The RC&D provides professional support and advice for community groups working on such plans. Moose Pass, Funny River, Cooper Landing and Nikiski have put together such plans. Anchor Point and Sterling are working on them, he said. Chihuly advocated getting the community back together in the fall to work out a plan.
"(The money) is there if we do our homework," he said."... I would like to see us make a decision on whether we want to do it tonight."
Rather than making an elaborate plan with a prolonged period of public comment, he suggested people prepare to roll up their sleeves, press ahead and produce a document in several sessions.
"Let's fine tune that puppy until we have the greatest consensus we can come up with," he said.
Weatherstone and Chihuly made a point of going around the entire room and giving each person present a chance to comment.
Several voiced concerns about how such a move would play out but still agreed that it was a good idea to proceed.
Ruby Kime warned that some grants come with awkward requirements in the fine print and that some communities get funds to develop facilities but then are unable to afford ongoing operations.
Gary Oskolkoff asked if a formal organization would be a prudent first step. "These things tend to get started," he said. "... and then there is no entity to follow through."
Several people expressed concern that it would be difficult to get enough people involved in the planning process to get a majority of citizens' feedback.
But in the end, those present agreed that outreach, a formal organization or details of grants are problems to consider at a later date, and that a community plan could help more than hinder dealing with them.
Suggested priorities for Ninilchik projects included recreational facilities, resources for emergency services, potable public water supplies, street lighting, serving a growing senior citizen population and improvements to the fairgrounds.
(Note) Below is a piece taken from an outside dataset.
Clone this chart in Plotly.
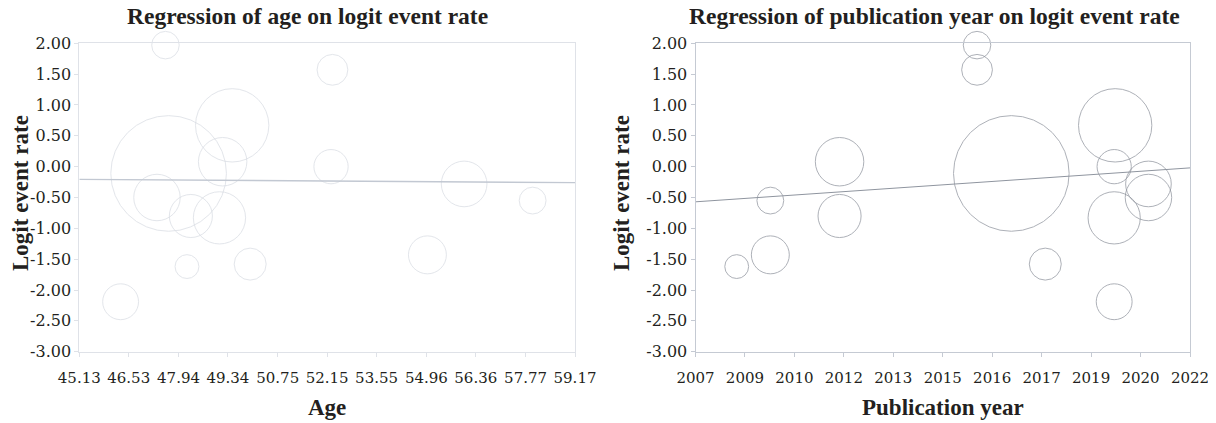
import plotly.graph_objects as go

# ---- data ----
logit = [1.97, 1.57, 0.67, -0.11, 0.08, 0.00, -0.50, -0.80, -0.83, -1.62, -1.58, -2.19, -1.43, -0.28, -0.55]
age = [47.57, 52.30, 49.46, 47.66, 49.19, 52.26, 47.33, 48.29, 49.10, 48.18, 49.97, 46.30, 54.99, 56.03, 57.97]
year = [2015.54, 2015.54, 2019.73, 2016.58, 2011.37, 2019.70, 2020.74, 2011.37, 2019.70, 2008.25, 2017.61, 2019.70, 2009.27, 2020.74, 2009.27]
weight = [2.0, 2.5, 14.2, 35.3, 6.2, 3.1, 5.7, 4.9, 7.2, 1.5, 2.7, 3.4, 3.8, 5.5, 1.9]  # relative weight (%)

age_ticks = [45.13, 46.53, 47.94, 49.34, 50.75, 52.15, 53.55, 54.96, 56.36, 57.77, 59.17]
year_tick_labels = ["2007", "2009", "2010", "2012", "2013", "2015", "2016", "2017", "2019", "2020", "2022"]
year_range = [2007, 2022]
y_ticks = [2.0, 1.5, 1.0, 0.5, 0.0, -0.5, -1.0, -1.5, -2.0, -2.5, -3.0]

# regression lines (values at the ends of each x axis)
age_line_x = [45.13, 59.17]
age_line_y = [-0.205, -0.26]
year_line_x = [2007, 2022]
year_line_y = [-0.57, -0.02]

# the page body has an 8px margin: the figure starts at (8, 8) of the window
OFF = 8
W, H = 1216 - OFF, 423 - OFF
TXT = "#231f20"
SERIF_B = "Liberation Serif"
SERIF = "DejaVu Serif"
SIZEREF = 0.00528

def px(X):
    return (X - OFF) / W

def py(Y):
    return 1 - (Y - OFF) / H

fig = go.Figure()

fig.add_trace(go.Scatter(
    x=age, y=logit, mode="markers", xaxis="x", yaxis="y", cliponaxis=False,
    marker=dict(size=weight, sizemode="area", sizeref=SIZEREF, color="rgba(0,0,0,0)",
                line=dict(color="#d8dce3", width=1)),
    hoverinfo="x+y", showlegend=False))
fig.add_trace(go.Scatter(
    x=age_line_x, y=age_line_y, mode="lines", xaxis="x", yaxis="y",
    line=dict(color="#c2c8d2", width=1.3), showlegend=False))

fig.add_trace(go.Scatter(
    x=year, y=logit, mode="markers", xaxis="x2", yaxis="y2", cliponaxis=False,
    marker=dict(size=weight, sizemode="area", sizeref=SIZEREF, color="rgba(0,0,0,0)",
                line=dict(color="#8c919b", width=1)),
    hoverinfo="x+y", showlegend=False))
fig.add_trace(go.Scatter(
    x=year_line_x, y=year_line_y, mode="lines", xaxis="x2", yaxis="y2",
    line=dict(color="#8f959f", width=1), showlegend=False))

year_tickvals = [year_range[0] + i * (year_range[1] - year_range[0]) / (len(year_tick_labels) - 1)
                 for i in range(len(year_tick_labels))]

def xaxis(domain, rng, tv, tt, col, anchor):
    return dict(domain=domain, range=rng, tickvals=tv, ticktext=tt, anchor=anchor,
                showgrid=False, zeroline=False, showline=True, linecolor=col, linewidth=1,
                mirror=True, ticks="outside", ticklen=4, tickcolor=col, automargin=False,
                tickfont=dict(family=SERIF, size=15, color=TXT), ticklabelstandoff=8)

def yaxis(domain, col, anchor):
    return dict(domain=domain, range=[-3, 2], tickvals=y_ticks,
                ticktext=[f"{v:.2f}" for v in y_ticks], anchor=anchor,
                showgrid=False, zeroline=False, showline=True, linecolor=col, linewidth=1,
                mirror=True, ticks="outside", ticklen=4, tickcolor=col, automargin=False,
                tickfont=dict(family=SERIF, size=16, color=TXT))

yd = [py(351.7), py(43.3)]
fig.update_layout(
    width=W, height=H, template="none",
    margin=dict(l=0, r=0, t=0, b=0),
    paper_bgcolor="white", plot_bgcolor="white",
    xaxis=xaxis([px(79.3), px(575)], [age_ticks[0], age_ticks[-1]], age_ticks,
                [f"{v:.2f}" for v in age_ticks], "#dfe2e8", "y"),
    yaxis=yaxis(yd, "#dfe2e8", "x"),
    xaxis2=xaxis([px(695.5), px(1190)], year_range, year_tickvals, year_tick_labels, "#c5cad3", "y2"),
    yaxis2=yaxis(yd, "#c5cad3", "x2"),
    showlegend=False,
)

def ann(text, x, y, size, angle=0):
    fig.add_annotation(text=f"<b>{text}</b>", x=px(x), y=py(y), xref="paper", yref="paper",
                       xanchor="center", yanchor="middle", showarrow=False, textangle=angle,
                       font=dict(family=SERIF_B, size=size, color=TXT))

ann("Regression of age on logit event rate", 307, 16, 23.5)
ann("Regression of publication year on logit event rate", 935, 16, 23.5)
ann("Logit event rate", 20, 193, 23, -90)
ann("Logit event rate", 621, 193, 23, -90)
ann("Age", 327, 407, 23)
ann("Publication year", 943, 407, 23)

fig.write_html("out.html")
Some called for establishing a community association.
"We've been a community with a lot of needs for a long time with no real representation," said Mike Schuster. "There are way too many issues facing us here in the coming years."
Trunnell warned that if the current citizens do not pull together to take care of community affairs, newcomers flooding into the area could do it instead and marginalize longtime residents.
Bruce Oskolkoff, president of the Ninilchik Traditional Council, gave his support as well.
"I believe it is a good idea ... and it is something that really needs to be done," he said. "In the absence of a municipal government, there is a lot of funding we are missing out on."
Weatherstone pointed out that the community plan could help Ninilchik get funding to further study options for community organizing, helping to cover costs of community surveys, meetings and research.
He urged people to ponder the community's future throughout the coming summer, list ideas and prepare to tackle a plan in the fall.
"Try to have some fun with this thing," he said. "Do some brainstorming."